Jean-Georges at The Connaught
Is there another way, though? Formal experimentations in the microgenre of restaurant criticism are few and far between: there is, of course, Pete Wells’ masterful (or should that be masturbatory?) takedown-apostrophe on the subject of Guy Fieri’s American Kitchen; you might also consider the meticulous dish-by-dish scorecards composed by Michelin astrologist Andy Hayler.
But a restaurant review in the form of a movie script? Surely brand new ground explored by Fay Maschler; and a perfect way of telling a story (about a married woman having dinner with both her current and previous husband) with fingers in pies both Pinterian and high farce.

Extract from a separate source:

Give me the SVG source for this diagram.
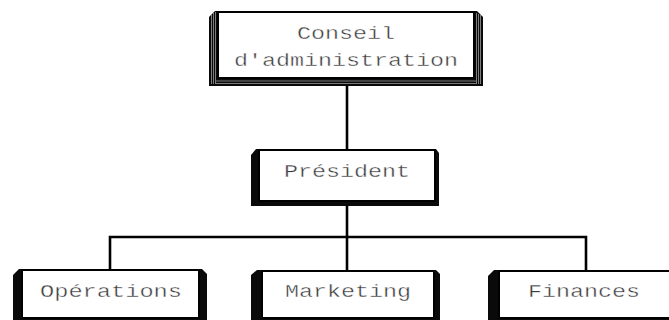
<svg xmlns="http://www.w3.org/2000/svg" width="669" height="320" viewBox="0 0 669 320">
  <style>
    .frame { fill: #0a0a0a; }
    .face { fill: #ffffff; stroke: #000000; stroke-width: 2; }
    .gap { stroke: #9a9a9a; stroke-width: 0.8; fill: none; }
    .label { font-family: "Liberation Mono", "Courier New", monospace; font-size: 17.5px; fill: #3a3a3a; stroke: #ffffff; stroke-width: 0.35; paint-order: normal; text-anchor: middle; }
    .link { stroke: #000000; stroke-width: 2.6; fill: none; }
  </style>

  <!-- connectors -->
  <g id="connectors">
    <line class="link" x1="347" y1="84" x2="347" y2="150"/>
    <line class="link" x1="347" y1="203" x2="347" y2="237"/>
    <polyline class="link" points="110,270 110,237 586,237 586,271"/>
    <line class="link" x1="347" y1="237" x2="347" y2="271"/>
  </g>

  <!-- board -->
  <g id="conseil">
    <polygon class="frame" points="209,17 215,11 477,11 483,17 483,86 209,86"/>
    <path class="gap" d="M211.5,15 V84 M213.5,13 V84 M215.5,12 V84 M476.5,13 V84 M478.5,14 V84 M480.5,15 V84 M216,81 H476 M216,83.5 H476"/>
    <rect class="face" x="218" y="12" width="256" height="66"/>
    <text class="label" x="346" y="39" textLength="98" lengthAdjust="spacingAndGlyphs">Conseil</text>
    <text class="label" x="346" y="66" textLength="224" lengthAdjust="spacingAndGlyphs">d'administration</text>
  </g>

  <!-- president -->
  <g id="president">
    <polygon class="frame" points="251,155 256,149 436,149 439,153 439,206 251,206"/>
    <rect class="face" x="259" y="150" width="176" height="51"/>
    <text class="label" x="347" y="177" textLength="126" lengthAdjust="spacingAndGlyphs">Président</text>
  </g>

  <!-- operations -->
  <g id="operations">
    <polygon class="frame" points="13,275 19,269 202,269 207,274 207,330 13,330"/>
    <rect class="face" x="22" y="270" width="177" height="48"/>
    <text class="label" x="111" y="297" textLength="142" lengthAdjust="spacingAndGlyphs">Opérations</text>
  </g>

  <!-- marketing -->
  <g id="marketing">
    <polygon class="frame" points="251,275 257,270 436,270 440,274 440,330 251,330"/>
    <rect class="face" x="262" y="271" width="172" height="47"/>
    <text class="label" x="348" y="297" textLength="126" lengthAdjust="spacingAndGlyphs">Marketing</text>
  </g>

  <!-- finances -->
  <g id="finances">
    <polygon class="frame" points="488,276 494,270 690,270 690,330 488,330"/>
    <rect class="face" x="499" y="271" width="190" height="47"/>
    <text class="label" x="584" y="297" textLength="112" lengthAdjust="spacingAndGlyphs">Finances</text>
  </g>
</svg>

On price alone, one especially farcical pie would seem to be the black truffle and fontina pizza at £29 a pop. Readers do not, alas, get a verdict on that one, though elsewhere crispy salmon sushi is “decidedly low-impact” and parmesan-crusted chicken and roasted John Dory are similarly underwhelming, a far cry from the “verve and innovation” you might reasonably expect from an entrepreneur happy to make beaucoup bucks from serving Donald Trump overcooked steak.
Only the gazpacho, pimped with raspberries, cucumber, black pepper and basil, is a true slam-dunk (“unusually fine”), although a peachy pudding at least clears the hurdle of justifying its £12 price tag. As credits roll, a three star review seems a little generous: you’re never in a good place as a restaurateur when the way your food is described is far more interesting than how the food itself sounds.
Zobler’s
You wouldn’t normally consider that to be a risk with this week’s ringer at The Sunday Times, but they’ve only gone and sent him to Zobler’s. Red Ed at The Ned — Ned Balls — is the meme-singularity you didn’t realise you’d been waiting for; a match of subject matter and writer equipped to do it justice rivalling that David Foster Wallace essay on Roger Federer.
After a little confusion over how to order at a bar (“You look at the menu, go up to a side counter to order and pay, get a number and then sit anywhere”, apparently), Ed’s up to his kneidlachs in a mixed bag of Jewish deli food: latkes in need of sour cream and apple sauce to render them palatable on one hand; a beef hot dog that “looks fabulous” and “tastes even better” on the other.
There is an interesting hidden narrative that suggests an abandoned career as a writer of erotica (consider: “My beef hot dog looks — sprinkled with crispy onions and poking out of its bun”; “’It smells so good,’ she pines”; “Karen says she will definitely return and bring her mum”) but really it all sounds (and reads) utterly fine, utterly adequate. This is “fun and good value” food, in a room that is “noisy but not too loud”, in a building that is “fancy, but relaxed and welcoming”. Slightly less of the sensitivity to culture and context that you get in the verdict of one actual pro, perhaps (albeit not so far away from the views of another former Midland bank customer) — but maybe that’s to be expected. Certainly, it’s in keeping with the venue, a giant monument to financial hubris erected in the brief storm-eye between catastrophic recessions.
But enough of that for now! Variety among our writers is good, and important: some like their critics to yank them along on a madcap present-tense adventure; some like to be told a tall tale. Some like formal invention and creativity; some just like something Ronseal-direct that gets through the work of reviewing a restaurant without any fannying about.